I neglected writing personal stuff on this website for some time now. But I’m back to start writing about me, my personal life as a Teenager, Blogger, Student or any other point of view that I might come to tackle. And here’s initial post for a little kick off.
I may have received much attention and recognition on the world wide web and in real life at this very moment, but deep inside, I’m still unsatisfied, I’m desperately seeking for a refuge, a shelter where I could escape to and let my torment out. A lot of issues cause me to infuriate. The usually advanced-in-class student whom my classmate came to know from the first quarter monthly test and examinations, who loves to share and entertain questions raised by them. Yet, time has changed and so have I changed. Dramatically.
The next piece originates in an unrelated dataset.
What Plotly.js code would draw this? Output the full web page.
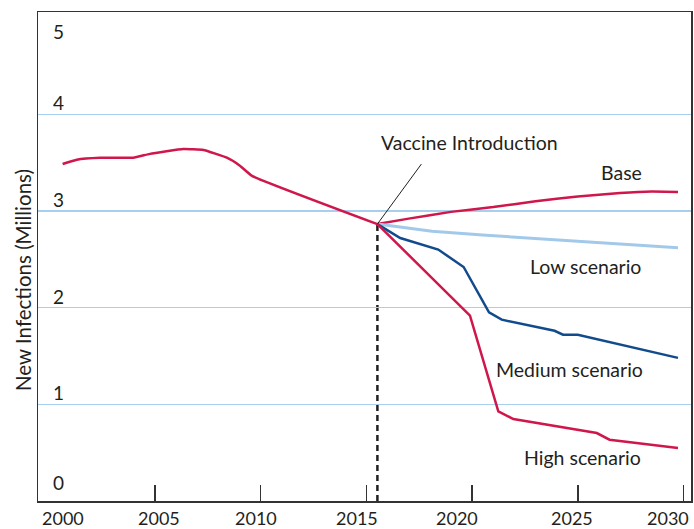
<!DOCTYPE html>
<html>
<head>
<meta charset="utf-8">
<script src="https://cdn.plot.ly/plotly-3.0.1.min.js"></script>
<style>html,body{margin:0;padding:0;background:#fff;}#chart{width:694px;height:529px;}</style>
</head>
<body>
<div id="chart"></div>
<script>
// ---- data ----
const histYears = [2000.63, 2001.3, 2002.4, 2003.97, 2004.76, 2006.34, 2007.29, 2008.4, 2009.0, 2009.57, 2015.52];
const histValues = [3.485, 3.53, 3.55, 3.55, 3.59, 3.64, 3.63, 3.55, 3.47, 3.365, 2.864];

const baseYears = [2015.52, 2017, 2019, 2021, 2023, 2025, 2027, 2028.5, 2029.74];
const baseValues = [2.864, 2.92, 2.99, 3.04, 3.10, 3.15, 3.185, 3.20, 3.195];

const lowYears = [2015.52, 2018.1, 2020.5, 2029.74];
const lowValues = [2.864, 2.79, 2.75, 2.62];

const medYears = [2015.52, 2016.6, 2018.4, 2019.6, 2020.8, 2021.4, 2023.9, 2024.3, 2025.0, 2029.74];
const medValues = [2.864, 2.72, 2.60, 2.42, 1.95, 1.875, 1.76, 1.72, 1.72, 1.48];

const highYears = [2015.52, 2019.9, 2021.24, 2021.95, 2025.9, 2026.5, 2029.74];
const highValues = [2.864, 1.916, 0.928, 0.848, 0.703, 0.634, 0.548];

const introYear = 2015.52;
const introValue = 2.864;

const xTickYears = [2000, 2005, 2010, 2015, 2020, 2025, 2030];
const xTickMarks = [2005, 2010, 2015, 2020, 2025, 2030];
const yTickVals = [0, 1, 2, 3, 4, 5];
const yGridVals = [1, 2, 3, 4];

const seriesLabels = ["Base", "Low scenario", "Medium scenario", "High scenario"];
const labelYears = [2028.13, 2028.1, 2028.17, 2028.1];
const labelValues = [3.40, 2.42, 1.365, 0.455];

// ---- styles ----
const RED = "#d0174b", DBLUE = "#124b8b", LBLUE = "#a3c9ea", GRID = "#a9cfee", INK = "#231f20";
const FONT = "Lato, 'Open Sans', sans-serif";
const xLabelShift = [14, 4, -5, -9, -15, -6, -16];
const yLabelShift = [5, -2, -2, -2, -2, -27];

function line(x, y, color, width, smooth) {
  const ln = {color: color, width: width};
  if (smooth) { ln.shape = "spline"; ln.smoothing = 0.35; }
  return {x: x, y: y, type: "scatter", mode: "lines", hoverinfo: "skip", line: ln};
}
const traces = [
  line(histYears, histValues, RED, 2.5, true),
  line(baseYears, baseValues, RED, 2.5, true),
  line(lowYears, lowValues, LBLUE, 3, false),
  line(medYears, medValues, DBLUE, 2.5, false),
  line(highYears, highValues, RED, 2.5, false)
];

const annotations = [];
xTickYears.forEach((yr, i) => annotations.push({
  x: yr, y: 0, xref: "x", yref: "paper", yanchor: "middle", yshift: -17, xshift: xLabelShift[i],
  text: String(yr), showarrow: false, font: {family: FONT, size: 18, color: INK}
}));
yTickVals.forEach((v, i) => annotations.push({
  x: 0, xref: "paper", xanchor: "center", xshift: 20, y: v, yref: "y", yanchor: "bottom", yshift: yLabelShift[i],
  text: String(v), showarrow: false, font: {family: FONT, size: 19, color: INK}
}));
seriesLabels.forEach((t, i) => annotations.push({
  x: labelYears[i], y: labelValues[i], xanchor: "right", yanchor: "middle",
  text: t, showarrow: false, font: {family: FONT, size: 19.5, color: INK}
}));
annotations.push({
  x: 2019.86, y: 3.71, xanchor: "center", yanchor: "middle",
  text: "Vaccine Introduction", showarrow: false, font: {family: FONT, size: 19.5, color: INK}
});
annotations.push({
  x: 0, xref: "paper", xshift: -15, xanchor: "center", y: 0.452, yref: "paper", yanchor: "middle",
  text: "New Infections (Millions)", textangle: -90, showarrow: false,
  font: {family: FONT, size: 20.5, color: INK}
});

const shapes = [
  {type: "line", xref: "x", yref: "y", x0: introYear, x1: introYear, y0: 0, y1: introValue,
   line: {color: INK, width: 2.5, dash: "6px,4px"}, layer: "below"},
  {type: "line", xref: "x", yref: "y", xsizemode: "pixel", ysizemode: "pixel",
   xanchor: introYear, yanchor: introValue, x0: 0, x1: 44, y0: 0, y1: 60,
   line: {color: INK, width: 1}}
];

const layout = {
  width: 694, height: 529,
  margin: {l: 38, r: 3, t: 12, b: 28},
  paper_bgcolor: "#fff", plot_bgcolor: "#fff",
  showlegend: false,
  font: {family: FONT, size: 17, color: INK},
  xaxis: {range: [1999.465, 2030.355], tickvals: xTickMarks, showticklabels: false,
    ticks: "inside", ticklen: 16, tickwidth: 1.5, tickcolor: "#333",
    showgrid: false, zeroline: false, showline: true, linecolor: "#333", linewidth: 1.5, mirror: true, fixedrange: true},
  yaxis: {range: [0, 5.057], tickvals: yGridVals, showticklabels: false, ticks: "",
    showgrid: true, gridcolor: GRID, gridwidth: 1.2, zeroline: false,
    showline: true, linecolor: "#333", linewidth: 1.5, mirror: true, fixedrange: true},
  annotations: annotations,
  shapes: shapes
};

Plotly.newPlot("chart", traces, layout, {displayModeBar: false, staticPlot: true});
</script>
</body>
</html>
I was pretty much fun of studying my lessons and posting a couple on my website which I planned to do so on regular basis, which I totally failed to do now. One of those factors could be entrecard, and the other one could be other personal issues that are taking a lot ofmy time and energy. But that’s another chapter that I’ll be tackling just in a few moments. I feel very dissapointed on my so-called “achievements” on the web and in class. Am I just expecting too much from myself and Pinoy Teens? Or is it just true that everything that I come to touch will turn into a mere disaster or failure?
Obviously, I’m the one who’s holding the life of myself but it seems like I’m handling it improperly and the good things turn to be the most evil things that I may encounter that could make my life miserable. My girlfriend, for example, who used to have a angelic character and never came to lie (according to my mind) has dissapointed me much, the time she has lied right into my face. How could that be possible? And how could I come to mend these scars left in my heart that she almost tear apart with the lie she had?
I know, a simple little lie is nothing, but this wasn’t the case. It wasn’t just a simple lie, it was a lie that I can’t easily forgive. Especially not for the second time around.
Everything is turning upside down, from a landslide victory and achievements accomplished, I’m here falling like a falling star, loosing all that I have had. Traffic, Comment Volume, Page Views, and time to blog. And I’m also on the stretch of loosing my loved one.
What else, unpleasant could still happen to me?
One Response to “My New Old Diary!”





ummm
Don’t be pessimistic. Life’s hard, I know but there’s a way out from each problem. ^^ You have friends to depend on, haven’t you?